COMBINING elements of traditional Chicano portraiture, lowrider art and pinta (jailhouse) art, Shizu Saldamando’s delicate paintings and drawings depict a generation of young adults not commonly seen on canvases or gallery walls. So it seems fitting that this Saturday, the 30-year-old artist will open her first solo show at Tropico de Nopal, a community-oriented gallery space in Echo Park.
Her subjects are generally her friends or her musical idols – punks, bruisers and rockers mostly from East, southeast and downtown Los Angeles. Her technique could be described as a remix of traditional painting, on canvas and Japanese washi paper, with pop culture materials such as sticker paper, handkerchiefs and ballpoint pens.

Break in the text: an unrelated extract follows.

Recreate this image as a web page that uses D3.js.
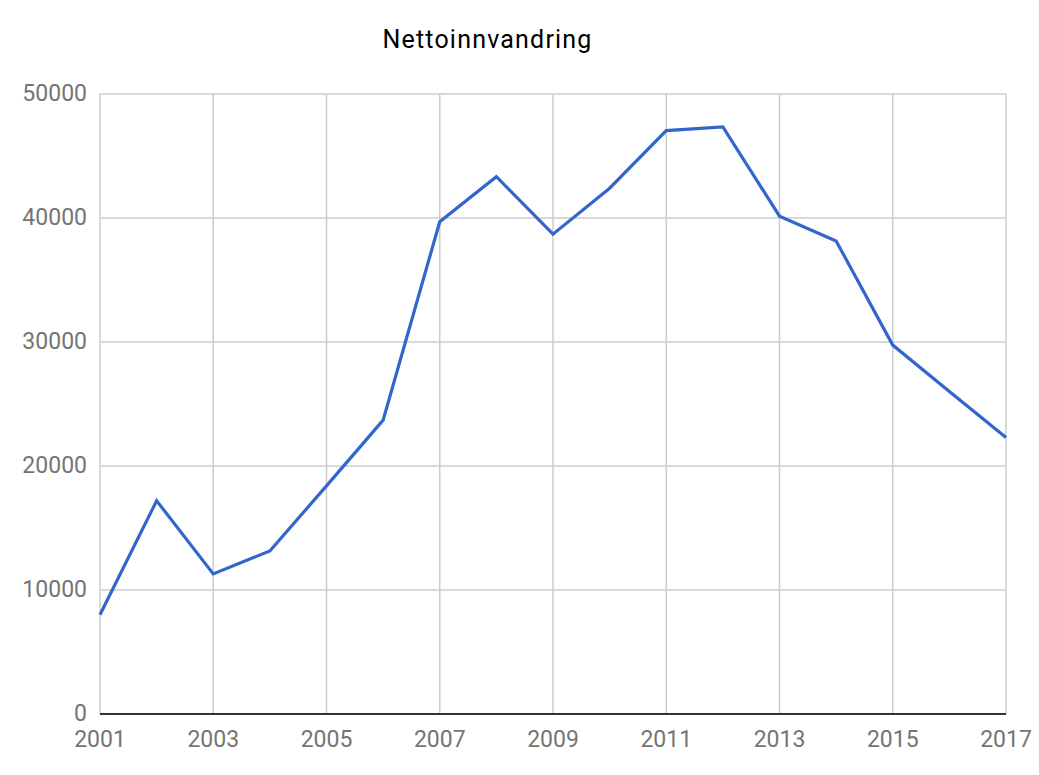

“Despite the revitalization of representational painting, few people are doing quite what Shizu is doing,” says Reyes Rodriguez, who founded and runs Tropical de Nopal with his wife, Marialice Jacob. “Her subjects are a generation of people who are challenging culture even as they re-create it. Not only is she documenting her contemporaries, she’s speaking to them.”
The response to her style wasn’t always so welcoming. “I had a Latino professor come in and say, ‘Your work looks like 1980s Chicano art. It’s a dead movement. It’s over. Don’t ever go back.’ He was very adamant about that,” Saldamando says, recalling a college incident.
Even her parents, both social activists, have questioned her choice of subjects. “My parents are supportive, but they’re old-school, so they’re used to farmworker protest paintings and things like that,” Saldamando says. “They would look at my work and ask, ‘Why are you painting Morrissey? Why don’t you paint Cesar Chavez?’ ”
Half Japanese American and half Mexican American, Saldamando grew up in the Mission district of San Francisco, where she was exposed at a young age to the gallery scene. But it was during high school that she began to hone her style. “My friends and I would buy Teen Angels, a magazine of lowrider and cholo art, and try to copy the drawings of Aztec pyramids and warriors and naked girls. I think that’s how I got good at ballpoint pen renderings,” she says.
Arriving in L.A. at age 18, she found others who shared her background and her interest in British shoegazer rock. “Growing up in the Mission district in San Francisco, it was predominantly a hip-hop culture. Here in Los Angeles, I’d go to shows or house parties, and it would be all Latino kids listening to the Cure and the Smiths. In L.A., I felt normal for the first time.”
This dialogue between middle-class Latino kids and working-class Britpoppers is at the heart of “The Holy Quatro,” four ballpoint-pen-on-handkerchief portraits of rockers Morrissey, Siouxsie Sioux, Robert Smith and Dave Gahan. “Handkerchiefs are the traditional medium for many prisoners, since they don’t have access to drawing paper,” Saldamando says. “The handkerchiefs make the work more delicate, sort of precious. And the quality you get is really nice, because it’s so soft and easy to blend.”
For portraits of friends, Saldamando works off unposed digital stills taken at dance clubs and social events. She may shoot hundreds and counts herself lucky if one or two are usable. With the photo displayed on her laptop, she paints and draws, often on untreated canvas, sometimes on plywood, butcher paper or bedsheets. The documentary quality of the material combined with painstaking renderings make the paintings almost photo-realistic.
Saldamando’s show contains several of her trademark collage portraits as well as two large-scale ballpoint pen drawings done on bedsheets and four colored-pencil drawings on paper.
“The look and feel of her work strikes me as very L.A.,” says Jennifer Doyle, an associate professor at UC Riverside. “It’s that blend of a punk-pop aesthetic with pretty Japanese-girl-craft, meticulous rendition combined with the laid-back posture of her subjects. Her aesthetic has a hybridity to it that is very Los Angeles, insofar as L.A. itself is an incongruous mishmash.”